Altogether deliberate and targeted Electoral Commission ‘ineptitude’ – illegalities and technicalities, plus briberies and threats of violence – marked the election. These abuses were called out by observers, notably those of the Southern African Development Community led by former Zambian Vice President, Dr Nevers Mumba, who came under sustained abuse for his findings and critical judgement that the election had not been free and fair.

I concur with this finding. Given the severely compromised ‘process’ no verdict even of a ‘plausible’ victory was available, as plausibility could only be tested by victory under clean circumstances.
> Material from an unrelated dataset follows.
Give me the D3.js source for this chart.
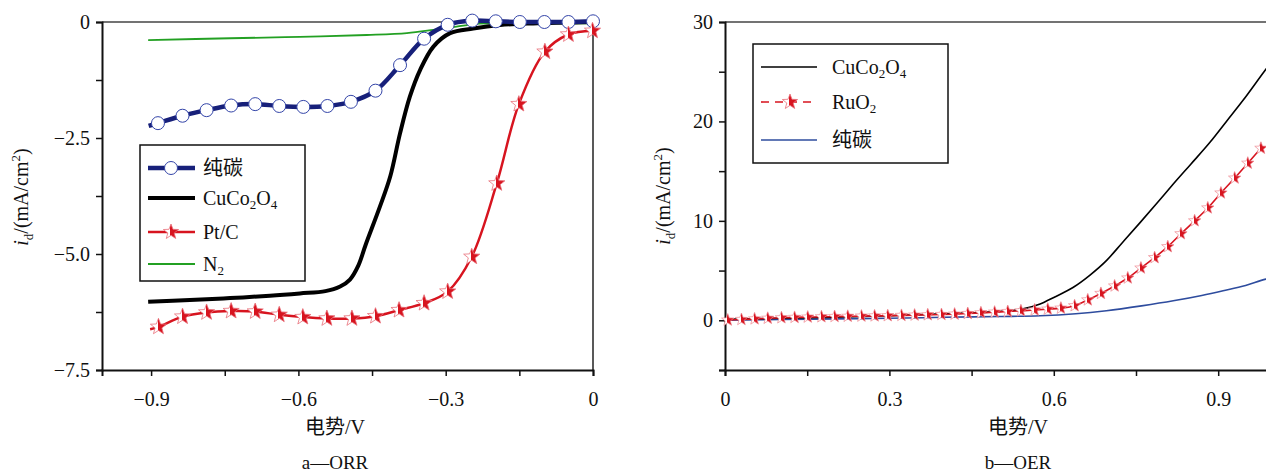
<!DOCTYPE html>
<html>
<head>
<meta charset="utf-8">
<script src="https://cdn.jsdelivr.net/npm/d3@7"></script>
<style>
  body { margin: 0; background: #fff; }
  svg text { font-family: "Liberation Serif", "Noto Sans CJK SC", serif; fill: #111; }
</style>
</head>
<body>
<svg id="vis" width="1266" height="472"></svg>
<script>
// ---- data ----
// a - ORR, potential (V) vs i_d (mA/cm2)
var orrCarbon = [[-0.905,-2.24],[-0.886,-2.18],[-0.836,-2.02],[-0.787,-1.90],[-0.737,-1.80],[-0.688,-1.77],
  [-0.639,-1.81],[-0.590,-1.83],[-0.541,-1.81],[-0.493,-1.72],[-0.443,-1.48],[-0.393,-0.93],[-0.344,-0.36],
  [-0.296,-0.06],[-0.246,0.03],[-0.198,0.015],[-0.149,0],[-0.099,0],[-0.050,0],[0.0,0.015]];
var orrCuCo = [[-0.906,-6.03],[-0.821,-5.99],[-0.739,-5.95],[-0.658,-5.90],[-0.597,-5.85],[-0.545,-5.80],
  [-0.515,-5.70],[-0.495,-5.55],[-0.478,-5.25],[-0.463,-4.80],[-0.434,-3.98],[-0.413,-3.33],[-0.393,-2.40],
  [-0.373,-1.61],[-0.352,-1.03],[-0.325,-0.53],[-0.291,-0.24],[-0.244,-0.14],[-0.189,-0.065],[-0.122,-0.03],[-0.001,0]];
var orrPtC = [[-0.902,-6.62],[-0.885,-6.57],[-0.836,-6.35],[-0.787,-6.26],[-0.737,-6.23],[-0.688,-6.24],
  [-0.639,-6.31],[-0.591,-6.36],[-0.542,-6.39],[-0.491,-6.39],[-0.443,-6.34],[-0.395,-6.21],[-0.344,-6.06],
  [-0.296,-5.81],[-0.247,-5.06],[-0.196,-3.48],[-0.151,-1.77],[-0.098,-0.64],[-0.050,-0.27],[-0.001,-0.19]];
var orrN2 = [[-0.906,-0.39],[-0.739,-0.35],[-0.597,-0.32],[-0.461,-0.28],[-0.379,-0.24],[-0.325,-0.17],
  [-0.278,-0.10],[-0.237,-0.04],[-0.189,-0.03],[0.0,-0.03]];

// b - OER
var oerCuCo = [[0,0.1],[0.1,0.2],[0.2,0.3],[0.3,0.45],[0.4,0.65],[0.45,0.75],[0.5,0.9],[0.54,1.1],
  [0.575,1.63],[0.6,2.3],[0.635,3.3],[0.665,4.5],[0.696,6.0],[0.725,7.8],[0.757,9.8],[0.79,11.9],
  [0.818,13.7],[0.85,15.7],[0.885,17.9],[0.915,20.0],[0.945,22.1],[0.985,25.1],[1.0,26.2]];
var oerRuO2 = [[0.005,0.02],[0.030,0.08],[0.054,0.14],[0.078,0.20],[0.103,0.25],[0.127,0.29],[0.151,0.32],
  [0.176,0.35],[0.200,0.38],[0.224,0.40],[0.249,0.42],[0.273,0.44],[0.297,0.46],[0.322,0.49],[0.346,0.52],
  [0.370,0.55],[0.395,0.58],[0.419,0.62],[0.443,0.68],[0.467,0.75],[0.492,0.82],[0.516,0.88],[0.540,0.95],
  [0.565,1.03],[0.589,1.12],[0.613,1.22],[0.638,1.46],[0.662,2.05],[0.686,2.70],[0.711,3.45],[0.735,4.25],
  [0.759,5.25],[0.784,6.30],[0.808,7.40],[0.832,8.70],[0.857,10.0],[0.881,11.3],[0.905,12.8],[0.930,14.3],
  [0.954,15.8],[0.978,17.3]];
var oerCarbon = [[0,0.0],[0.1,0.08],[0.2,0.14],[0.3,0.2],[0.4,0.3],[0.5,0.38],[0.575,0.45],[0.64,0.65],
  [0.696,0.96],[0.76,1.45],[0.818,1.96],[0.87,2.5],[0.909,2.97],[0.95,3.5],[0.987,4.14],[1.0,4.3]];

var orrXTicks = [-0.9,-0.6,-0.3,0], orrXMinor = [-0.75,-0.45,-0.15];
var orrYTicks = [0,-2.5,-5.0,-7.5], orrYMinor = [-1.25,-3.75,-6.25];
var oerXTicks = [0,0.3,0.6,0.9], oerXMinor = [0.15,0.45,0.75];
var oerYTicks = [0,10,20,30], oerYMinor = [-5,5,15,25];

var svg = d3.select('#vis');

// half hollow / half filled star, like the original markers
var grad = svg.append('defs').append('linearGradient').attr('id','halfStar')
  .attr('x1','0').attr('x2','1').attr('y1','0').attr('y2','0');
grad.append('stop').attr('offset','0').attr('stop-color','#fff');
grad.append('stop').attr('offset','0.45').attr('stop-color','#fff');
grad.append('stop').attr('offset','0.45').attr('stop-color','#d7141f');
grad.append('stop').attr('offset','1').attr('stop-color','#d7141f');

function starPath(R){
  var p = d3.path(), r = R*0.42;
  for (var k = 0; k < 10; k++){
    var a = -Math.PI/2 + k*Math.PI/5, rr = (k%2==0) ? R : r;
    if (k==0) p.moveTo(rr*Math.cos(a), rr*Math.sin(a)); else p.lineTo(rr*Math.cos(a), rr*Math.sin(a));
  }
  p.closePath();
  return p.toString();
}

function fmt(d){ return d === 0 ? '0' : d3.format('.1f')(d).replace('-','\u2212'); }

// draws frame, ticks and labels for one panel
function panel(x, y, xt, xm, yt, ym, yfmt){
  var g = svg.append('g');
  var x0 = x.range()[0], x1 = x.range()[1], y0 = y.range()[0], y1 = y.range()[1];
  g.append('line').attr('x1',x0).attr('x2',x1).attr('y1',y1).attr('y2',y1).attr('stroke','#444').attr('stroke-width',1.5);
  g.append('line').attr('x1',x1).attr('x2',x1).attr('y1',y1).attr('y2',y0).attr('stroke','#222').attr('stroke-width',1.5);
  var ax = d3.axisBottom(x).tickValues(xt.concat(xm)).tickSize(6).tickPadding(16)
    .tickFormat(function(d){ return xt.indexOf(d) >= 0 ? fmt(d) : ''; });
  var ay = d3.axisLeft(y).tickValues(yt.concat(ym)).tickSize(6).tickPadding(6)
    .tickFormat(function(d){ return yt.indexOf(d) >= 0 ? yfmt(d) : ''; });
  var gx = g.append('g').attr('transform','translate(0,'+y0+')').call(ax);
  var gy = g.append('g').attr('transform','translate('+x0+',0)').call(ay);
  [gx, gy].forEach(function(a){
    a.select('.domain').attr('stroke','#111').attr('stroke-width',2);
    a.selectAll('.tick line').attr('stroke','#111').attr('stroke-width',1.5);
    a.selectAll('text').attr('font-size',20).attr('font-family','"Liberation Serif", serif').attr('fill','#111');
  });
  return g;
}

function yLabel(cx, cy){
  var t = svg.append('text').attr('transform','translate('+cx+','+cy+') rotate(-90)')
    .attr('text-anchor','middle').attr('font-size',20);
  t.append('tspan').attr('font-style','italic').text('i');
  t.append('tspan').attr('font-size',13).attr('dy',5).text('d');
  t.append('tspan').attr('dy',-5).text('/(mA/cm');
  t.append('tspan').attr('font-size',13).attr('dy',-8).text('2');
  t.append('tspan').attr('dy',8).text(')');
}

function legText(g, x, y, parts){
  var t = g.append('text').attr('x',x).attr('y',y+7).attr('font-size',20);
  var sub = false;
  parts.forEach(function(p){
    var s = t.append('tspan').text(p[0]);
    if (p[1]) { s.attr('font-size',13).attr('dy',4); sub = true; }
    else if (sub) { s.attr('dy',-4); sub = false; }
  });
}

// ---------- a: ORR ----------
var xA = d3.scaleLinear().domain([-1.0, 0]).range([102, 593]);
var yA = d3.scaleLinear().domain([-7.5, 0]).range([370, 22]);
panel(xA, yA, orrXTicks, orrXMinor, orrYTicks, orrYMinor, fmt);

var lineA = d3.line().x(function(d){return xA(d[0]);}).y(function(d){return yA(d[1]);}).curve(d3.curveCatmullRom);

svg.append('path').datum(orrN2).attr('d',lineA).attr('fill','none').attr('stroke','#23a023').attr('stroke-width',1.8);
svg.append('path').datum(orrCuCo).attr('d',lineA).attr('fill','none').attr('stroke','#000').attr('stroke-width',4);
svg.append('path').datum(orrCarbon).attr('d',lineA).attr('fill','none').attr('stroke','#17207a').attr('stroke-width',4.5);
svg.append('g').selectAll('circle').data(orrCarbon.slice(1)).enter().append('circle')
  .attr('cx',function(d){return xA(d[0]);}).attr('cy',function(d){return yA(d[1]);})
  .attr('r',6.5).attr('fill','#fff').attr('stroke','#3344a8').attr('stroke-width',1);
svg.append('path').datum(orrPtC).attr('d',lineA).attr('fill','none').attr('stroke','#d7141f').attr('stroke-width',2.5);
svg.append('g').selectAll('path').data(orrPtC.slice(1)).enter().append('path')
  .attr('transform',function(d){return 'translate('+xA(d[0])+','+yA(d[1])+')';})
  .attr('d',starPath(8.5)).attr('fill','url(#halfStar)').attr('stroke','#e8707a').attr('stroke-width',0.8);

yLabel(28, 197);
svg.append('text').attr('x',335).attr('y',434).attr('text-anchor','middle').attr('font-size',20).text('电势/V');
svg.append('text').attr('x',335).attr('y',469).attr('text-anchor','middle').attr('font-size',19).text('a—ORR');

// legend a
var legA = svg.append('g');
legA.append('rect').attr('x',140).attr('y',145).attr('width',165).attr('height',136)
  .attr('fill','#fff').attr('stroke','#111').attr('stroke-width',1.5);
var legAy = [168, 198, 232, 264];
legA.append('line').attr('x1',148).attr('x2',195).attr('y1',legAy[0]).attr('y2',legAy[0]).attr('stroke','#17207a').attr('stroke-width',4.5);
legA.append('circle').attr('cx',171).attr('cy',legAy[0]).attr('r',6.5).attr('fill','#fff').attr('stroke','#3344a8');
legA.append('line').attr('x1',148).attr('x2',195).attr('y1',legAy[1]).attr('y2',legAy[1]).attr('stroke','#000').attr('stroke-width',4);
legA.append('line').attr('x1',148).attr('x2',195).attr('y1',legAy[2]).attr('y2',legAy[2]).attr('stroke','#d7141f').attr('stroke-width',2.5);
legA.append('path').attr('transform','translate(171,'+legAy[2]+')').attr('d',starPath(8)).attr('fill','url(#halfStar)').attr('stroke','#e8707a').attr('stroke-width',0.8);
legA.append('line').attr('x1',148).attr('x2',195).attr('y1',legAy[3]).attr('y2',legAy[3]).attr('stroke','#23a023').attr('stroke-width',1.8);
legText(legA, 203, legAy[0], [['纯碳',0]]);
legText(legA, 203, legAy[1], [['CuCo',0],['2',1],['O',0],['4',1]]);
legText(legA, 203, legAy[2], [['Pt/C',0]]);
legText(legA, 203, legAy[3], [['N',0],['2',1]]);

// ---------- b: OER ----------
var xB = d3.scaleLinear().domain([0, 1.0]).range([725, 1273]);
var yB = d3.scaleLinear().domain([-5, 30]).range([370, 22]);
panel(xB, yB, oerXTicks, oerXMinor, oerYTicks, oerYMinor, function(d){return String(d);});

var lineB = d3.line().x(function(d){return xB(d[0]);}).y(function(d){return yB(d[1]);}).curve(d3.curveMonotoneX);
svg.append('path').datum(oerCarbon).attr('d',lineB).attr('fill','none').attr('stroke','#2e4c9e').attr('stroke-width',1.6);
svg.append('path').datum(oerCuCo).attr('d',lineB).attr('fill','none').attr('stroke','#000').attr('stroke-width',1.6);
svg.append('path').datum(oerRuO2).attr('d',lineB).attr('fill','none').attr('stroke','#d7141f').attr('stroke-width',1.6);
svg.append('g').selectAll('path').data(oerRuO2).enter().append('path')
  .attr('transform',function(d){return 'translate('+xB(d[0])+','+yB(d[1])+')';})
  .attr('d',starPath(6.5)).attr('fill','url(#halfStar)').attr('stroke','#ee8890').attr('stroke-width',0.7);

yLabel(670, 196);
svg.append('text').attr('x',1018).attr('y',434).attr('text-anchor','middle').attr('font-size',20).text('电势/V');
svg.append('text').attr('x',1018).attr('y',469).attr('text-anchor','middle').attr('font-size',19).text('b—OER');

// legend b
var legB = svg.append('g');
legB.append('rect').attr('x',753).attr('y',44).attr('width',195).attr('height',119)
  .attr('fill','#fff').attr('stroke','#111').attr('stroke-width',1.5);
var legBy = [67, 102, 140];
legB.append('line').attr('x1',761).attr('x2',817).attr('y1',legBy[0]).attr('y2',legBy[0]).attr('stroke','#000').attr('stroke-width',1.6);
legB.append('line').attr('x1',761).attr('x2',817).attr('y1',legBy[1]).attr('y2',legBy[1]).attr('stroke','#d7141f').attr('stroke-width',1.6).attr('stroke-dasharray','8,6');
legB.append('path').attr('transform','translate(790,'+legBy[1]+')').attr('d',starPath(8)).attr('fill','url(#halfStar)').attr('stroke','#e8707a').attr('stroke-width',0.8);
legB.append('line').attr('x1',761).attr('x2',817).attr('y1',legBy[2]).attr('y2',legBy[2]).attr('stroke','#2e4c9e').attr('stroke-width',1.6);
legText(legB, 832, legBy[0], [['CuCo',0],['2',1],['O',0],['4',1]]);
legText(legB, 832, legBy[1], [['RuO',0],['2',1]]);
legText(legB, 832, legBy[2], [['纯碳',0]]);
</script>
</body>
</html>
The election was neither free nor fair; it was kept relatively peaceful, but not within a credible process. 

Meanwhile I am being constantly approached by almost gloating Zambians, long looked down upon by seemingly ‘superior’ Zimbabweans. Zambia is sorting its economic problems and, as my well-wishers say, “we at least know how to run free and fair elections with gracious losers and generous victors”. In Zimbabwe, the ruling Zanu PF simply wants victory, power, and access to looted funds – even at the expense of reputation and national pride.